Thin loop groups (Q2210178)

A loop \(\gamma\) is a thin loop if there exists a homotopy (rel. the base point) of \(\gamma\) to the trivial loop with the image of the homotopy lying entirely within the image of \(\gamma\). Two loops \(f\) and \(g\) are said to be thin homotopic if there is a sequence of loops \(\gamma_1=f,\gamma_2,\dots, \gamma_n=g\) such that for each \(1\leq i<n\), \(\gamma_i\circ \gamma_{i+1}^{-1}\) is thin. A reparameterization of a path \(\gamma :I=[0,1]\to X\) is any map obtained from \(\gamma\) by precomposition with a continuous map \(\alpha:I\to I\) such that \(\alpha (0)=0,\ \alpha (1)=1\). Note that any two curves that differ by a reparameterization are thin homotopic.
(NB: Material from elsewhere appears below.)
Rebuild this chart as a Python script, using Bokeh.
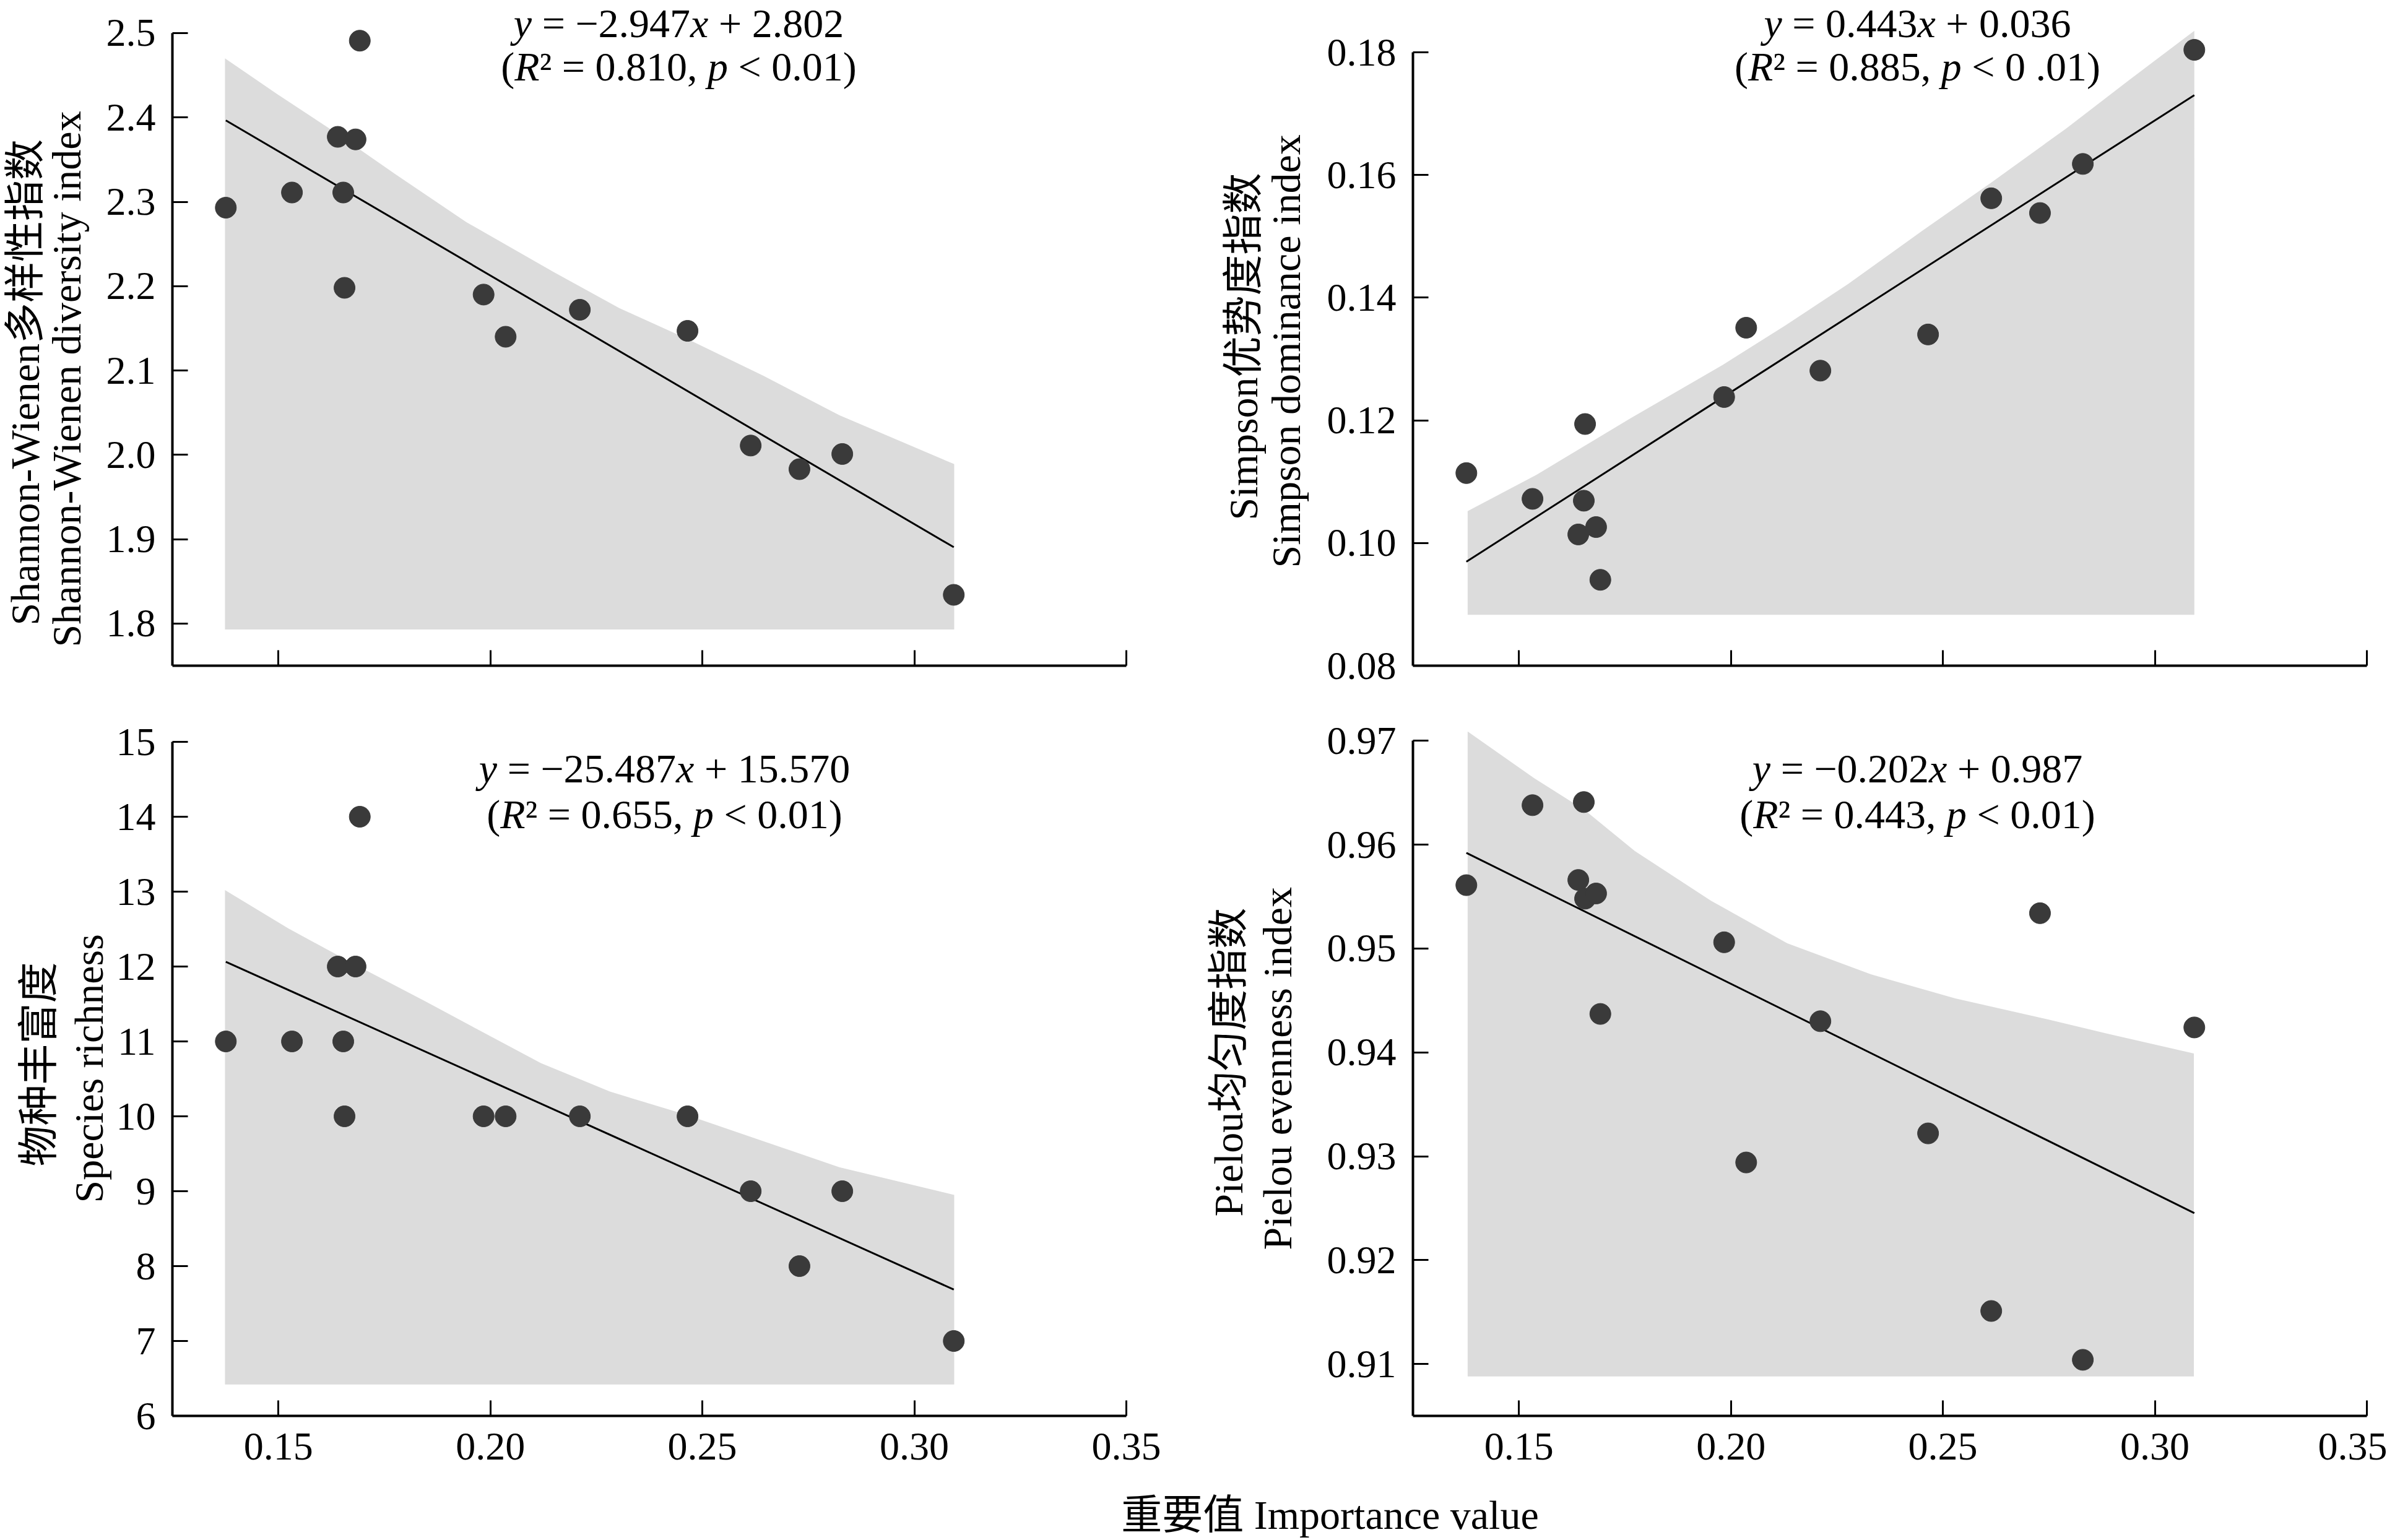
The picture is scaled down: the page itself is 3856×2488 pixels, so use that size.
import math
from bokeh.plotting import figure
from bokeh.layouts import column, row
from bokeh.models import Label, FixedTicker, Range1d
from bokeh.embed import file_html
from bokeh.resources import INLINE

# ---------------- data ----------------
importance = [0.1376, 0.1532, 0.1640, 0.1653, 0.1656, 0.1682, 0.1692, 0.1984,
              0.2036, 0.2211, 0.2465, 0.2614, 0.2729, 0.2830, 0.3093]
shannon = [2.293, 2.311, 2.377, 2.311, 2.198, 2.374, 2.491, 2.190,
           2.140, 2.172, 2.147, 2.011, 1.983, 2.001, 1.834]
simpson = [0.1114, 0.1072, 0.1014, 0.1069, 0.1194, 0.1026, 0.0940, 0.1238,
           0.1351, 0.1281, 0.1340, 0.1562, 0.1538, 0.1618, 0.1804]
richness = [11, 11, 12, 11, 10, 12, 14, 10, 10, 10, 10, 9, 8, 9, 7]
pielou = [0.9561, 0.9638, 0.9566, 0.9641, 0.9548, 0.9553, 0.9437, 0.9506,
          0.9294, 0.9430, 0.9322, 0.9151, 0.9534, 0.9104, 0.9424]

# grey bands (upper edge, flat lower edge)
band_x_shannon = [0.1374, 0.1496, 0.1635, 0.1775, 0.1943, 0.2148, 0.2304, 0.2462, 0.2643, 0.2823, 0.3094]
band_hi_shannon = [2.470, 2.428, 2.382, 2.333, 2.276, 2.217, 2.174, 2.138, 2.094, 2.047, 1.989]
band_lo_shannon = 1.793
band_x_simpson = [0.1379, 0.1541, 0.1762, 0.1982, 0.2129, 0.2276, 0.2453, 0.2615, 0.2791, 0.2938, 0.3093]
band_hi_simpson = [0.1052, 0.1111, 0.1203, 0.1291, 0.1355, 0.1422, 0.1510, 0.1588, 0.1676, 0.1754, 0.1835]
band_lo_simpson = 0.0883
band_x_richness = [0.1374, 0.1523, 0.1686, 0.1848, 0.1993, 0.2119, 0.2282, 0.2462, 0.2643, 0.2823, 0.3094]
band_hi_richness = [13.02, 12.51, 12.01, 11.53, 11.09, 10.71, 10.33, 10.02, 9.67, 9.32, 8.95]
band_lo_richness = 6.42
band_x_pielou = [0.1379, 0.1536, 0.1656, 0.1773, 0.1953, 0.2133, 0.2331, 0.2529, 0.2745, 0.2888, 0.3092]
band_hi_pielou = [0.9709, 0.9664, 0.9633, 0.9594, 0.9546, 0.9505, 0.9475, 0.9452, 0.9432, 0.9418, 0.9399]
band_lo_pielou = 0.9088

# regression equations shown on the chart
slopes = [-2.947, 0.443, -25.487, -0.202]
intercepts = [2.802, 0.036, 15.570, 0.987]
r2_text = ["0.810", "0.885", "0.655", "0.443"]
p_text = ["0.01", "0 .01", "0.01", "0.01"]

# ticks
x_ticks = [0.15, 0.20, 0.25, 0.30, 0.35]
x_tick_labels = ["0.15", "0.20", "0.25", "0.30", "0.35"]
shannon_ticks = [1.8, 1.9, 2.0, 2.1, 2.2, 2.3, 2.4, 2.5]
shannon_tick_labels = ["1.8", "1.9", "2.0", "2.1", "2.2", "2.3", "2.4", "2.5"]
simpson_ticks = [0.08, 0.10, 0.12, 0.14, 0.16, 0.18]
simpson_tick_labels = ["0.08", "0.10", "0.12", "0.14", "0.16", "0.18"]
richness_ticks = [6, 7, 8, 9, 10, 11, 12, 13, 14, 15]
richness_tick_labels = ["6", "7", "8", "9", "10", "11", "12", "13", "14", "15"]
pielou_ticks = [0.91, 0.92, 0.93, 0.94, 0.95, 0.96, 0.97]
pielou_tick_labels = ["0.91", "0.92", "0.93", "0.94", "0.95", "0.96", "0.97"]

ylabels_cn = ["Shannon-Wienen多样性指数", "Simpson优势度指数", "物种丰富度", "Pielou均匀度指数"]
ylabels_en = ["Shannon-Wienen diversity index", "Simpson dominance index", "Species richness", "Pielou evenness index"]
xlabel = "重要值 Importance value"

# ---------------- layout (page pixels; the Bokeh page has no margin) ----------------
WIN_W, WIN_H = 3856, 2488
X_START, X_END = 0.125, 0.35
FRAME_W = 1541
PPU_X = FRAME_W / (X_END - X_START)

LAB_W = [150, 182]              # left label strip width, top / bottom row
LAB2_X, LAB2_W = 1890, 242      # right label strip
FL_LEFT, FL_RIGHT = 278, 2282   # frame left edges
MBR_LEFT = LAB2_X - FL_LEFT - FRAME_W
MBR_RIGHT = WIN_W - FL_RIGHT - FRAME_W

TOP_FB = 1075                   # top-row x-axis
BOT_FT, BOT_FB = 1135, 2287     # bottom-row frame top / x-axis
TOP_H = BOT_FT
BOT_MBB = 125
BOT_H = BOT_FB - BOT_FT + BOT_MBB
XFIG_H = WIN_H - TOP_H - BOT_H

frame_left = [FL_LEFT, FL_RIGHT, FL_LEFT, FL_RIGHT]
frame_top = [0, 0, BOT_FT, BOT_FT]
frame_bottom = [TOP_FB, TOP_FB, BOT_FB, BOT_FB]
y_start = [1.75, 0.08, 6.0, 0.905]
ppu_y = [1362.7, 9910.0, 121.0, 16780.0]

FONT = "Liberation Serif"
FONT_MIX = "Liberation Serif, Noto Sans CJK SC"
FS = 66
TICK_FS = "64px"

REG = {' ': 250, '.': 250, ',': 250, '=': 564, '+': 564, '−': 564, '<': 564,
       '(': 333, ')': 333, '²': 300}
for d in "0123456789":
    REG[d] = 500
ITA = {'y': 444, 'x': 444, 'R': 611, 'p': 500}
SPACE_W = 250 * FS / 1000.0


def twidth(s, italic):
    tab = ITA if italic else REG
    return sum(tab[c] for c in s) * FS / 1000.0


# text placement: equation centre x, vertical centres of the two lines,
# y-title lines: (x centre, bottom end of the rotated text)
panels = [
    dict(y=shannon, bx=band_x_shannon, bh=band_hi_shannon, bl=band_lo_shannon,
         ticks=shannon_ticks, labels=shannon_tick_labels,
         eq_c=1096, eq_m=(37, 107), yl=((40, 1010), (107, 1045))),
    dict(y=simpson, bx=band_x_simpson, bh=band_hi_simpson, bl=band_lo_simpson,
         ticks=simpson_ticks, labels=simpson_tick_labels,
         eq_c=3097, eq_m=(37, 107), yl=((2008, 840), (2077, 917))),
    dict(y=richness, bx=band_x_richness, bh=band_hi_richness, bl=band_lo_richness,
         ticks=richness_ticks, labels=richness_tick_labels,
         eq_c=1073, eq_m=(1241, 1315), yl=((62, 1884), (143, 1943))),
    dict(y=pielou, bx=band_x_pielou, bh=band_hi_pielou, bl=band_lo_pielou,
         ticks=pielou_ticks, labels=pielou_tick_labels,
         eq_c=3097, eq_m=(1241, 1315), yl=((1984, 1965), (2063, 2019))),
]


def style_blank(f):
    f.xaxis.visible = False
    f.yaxis.visible = False
    f.grid.visible = False
    f.outline_line_color = None
    f.border_fill_color = "white"
    f.background_fill_color = "white"
    return f


def make_label_fig(i):
    # a strip that shares the row's frame (top/bottom borders) with its panel
    left = (i % 2 == 0)
    top = (i < 2)
    w = LAB_W[0 if top else 1] if left else LAB2_W
    h = TOP_H if top else BOT_H
    ft, fb = frame_top[i], frame_bottom[i]
    x0 = 0 if left else LAB2_X
    f = figure(width=w, height=h, x_range=Range1d(0, w), y_range=Range1d(0, fb - ft),
               output_backend="svg", toolbar_location=None, title=None,
               min_border_left=0, min_border_right=0, min_border_top=0,
               min_border_bottom=h - (fb - ft))
    style_blank(f)
    for txt, (cx, by) in zip((ylabels_cn[i], ylabels_en[i]), panels[i]["yl"]):
        f.add_layout(Label(x=cx - x0, y=fb - by, text=txt,
                           angle=math.pi / 2, text_font=FONT_MIX,
                           text_font_size="%dpx" % FS, text_align="left",
                           text_baseline="middle", text_color="black"))
    return f


def make_panel(i):
    pn = panels[i]
    left = (i % 2 == 0)
    top = (i < 2)
    fb, ft, fl = frame_bottom[i], frame_top[i], frame_left[i]
    y0 = y_start[i]
    y1 = y0 + (fb - ft) / ppu_y[i]
    canvas_left = (LAB_W[0 if top else 1]) if left else (LAB2_X + LAB2_W)
    mbl = fl - canvas_left
    mbr = MBR_LEFT if left else MBR_RIGHT
    width = mbl + FRAME_W + mbr
    height = TOP_H if top else BOT_H
    mbb = height - (fb - ft)

    def px2x(px):
        return X_START + (px - fl) / PPU_X

    def px2y(py):
        return y0 + (fb - py) / ppu_y[i]

    p = figure(width=width, height=height,
               x_range=Range1d(X_START, X_END), y_range=Range1d(y0, y1),
               output_backend="svg", toolbar_location=None, title=None,
               min_border_left=mbl, min_border_right=mbr,
               min_border_top=0, min_border_bottom=mbb)
    p.outline_line_color = None
    p.grid.visible = False
    p.background_fill_color = "white"
    p.border_fill_color = "white"

    for ax in (p.xaxis[0], p.yaxis[0]):
        ax.axis_line_width = 4
        ax.axis_line_color = "black"
        ax.major_tick_line_width = 3
        ax.major_tick_line_color = "black"
        ax.major_tick_in = 25
        ax.major_tick_out = 0
        ax.minor_tick_line_color = None
        ax.major_label_text_font = FONT
        ax.major_label_text_font_size = TICK_FS
        ax.major_label_text_color = "black"
    p.xaxis[0].ticker = FixedTicker(ticks=x_ticks)
    p.xaxis[0].bounds = (X_START, X_END)
    if top:
        # the upper panels carry ticks but no x tick labels
        p.xaxis[0].major_label_text_color = None
        p.xaxis[0].major_label_text_font_size = "1px"
        p.xaxis[0].major_label_standoff = 0
    else:
        p.xaxis[0].major_label_overrides = dict(zip(x_ticks, x_tick_labels))
        p.xaxis[0].major_label_standoff = 28
    p.yaxis[0].ticker = FixedTicker(ticks=pn["ticks"])
    p.yaxis[0].major_label_overrides = dict(zip(pn["ticks"], pn["labels"]))
    p.yaxis[0].bounds = (y0, pn["ticks"][-1])
    p.yaxis[0].major_label_standoff = 27

    # band, fit line, points
    p.varea(x=pn["bx"], y1=[pn["bl"]] * len(pn["bx"]), y2=pn["bh"],
            fill_color="#dcdcdc", fill_alpha=1.0)
    xs = [min(importance), max(importance)]
    p.line(xs, [slopes[i] * v + intercepts[i] for v in xs], line_color="black", line_width=3)
    p.scatter(importance, pn["y"], size=34, fill_color="#3a3a3a", line_color="#3a3a3a")

    # equation text (mixed italic / roman)
    s, b = slopes[i], intercepts[i]
    sign = "−" if s < 0 else ""
    line1 = [("y", True), (" = %s%.3f" % (sign, abs(s)), False), ("x", True), (" + %.3f" % b, False)]
    line2 = [("(", False), ("R", True), ("² = %s, " % r2_text[i], False), ("p", True),
             (" < %s)" % p_text[i], False)]
    for pieces, mid in zip((line1, line2), pn["eq_m"]):
        total = sum(twidth(t, it) for t, it in pieces)
        cur = pn["eq_c"] - total / 2.0
        for t, it in pieces:
            core = t.strip(" ")
            lead = len(t) - len(t.lstrip(" "))
            p.add_layout(Label(x=px2x(cur + lead * SPACE_W), y=px2y(mid), text=core,
                               text_font=FONT, text_font_size="%dpx" % FS,
                               text_font_style="italic" if it else "normal",
                               text_align="left", text_baseline="middle",
                               text_color="black"))
            cur += twidth(t, it)
    return p


figs = [make_panel(i) for i in range(4)]
labs = [make_label_fig(i) for i in range(4)]

xfig = figure(width=WIN_W, height=XFIG_H, x_range=Range1d(0, WIN_W), y_range=Range1d(0, XFIG_H),
              output_backend="svg", toolbar_location=None, title=None,
              min_border_left=0, min_border_right=0, min_border_top=0, min_border_bottom=0)
style_blank(xfig)
xfig_top = TOP_H + BOT_H
xfig.add_layout(Label(x=2148, y=XFIG_H - (2447 - xfig_top), text=xlabel,
                      text_font=FONT_MIX, text_font_size="%dpx" % FS,
                      text_align="center", text_baseline="middle", text_color="black"))

layout = column(row(labs[0], figs[0], labs[1], figs[1]),
                row(labs[2], figs[2], labs[3], figs[3]),
                xfig)
open("out.html", "w").write(file_html(layout, INLINE))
Let \(\pi_1^1(X)\) denote the thin loop space defined by \(\pi_1^1(X)=\Omega X/\sim\), where \(\sim\) is thin homotopy. In this paper the authors prove that if \(X\) is a finite connected simplicial complex the space of thin PL loops \(\omega (X)\) is a topological group homotopy equivalent to the base loop space \(\Omega X\). They also discuss several other group models for loop spaces.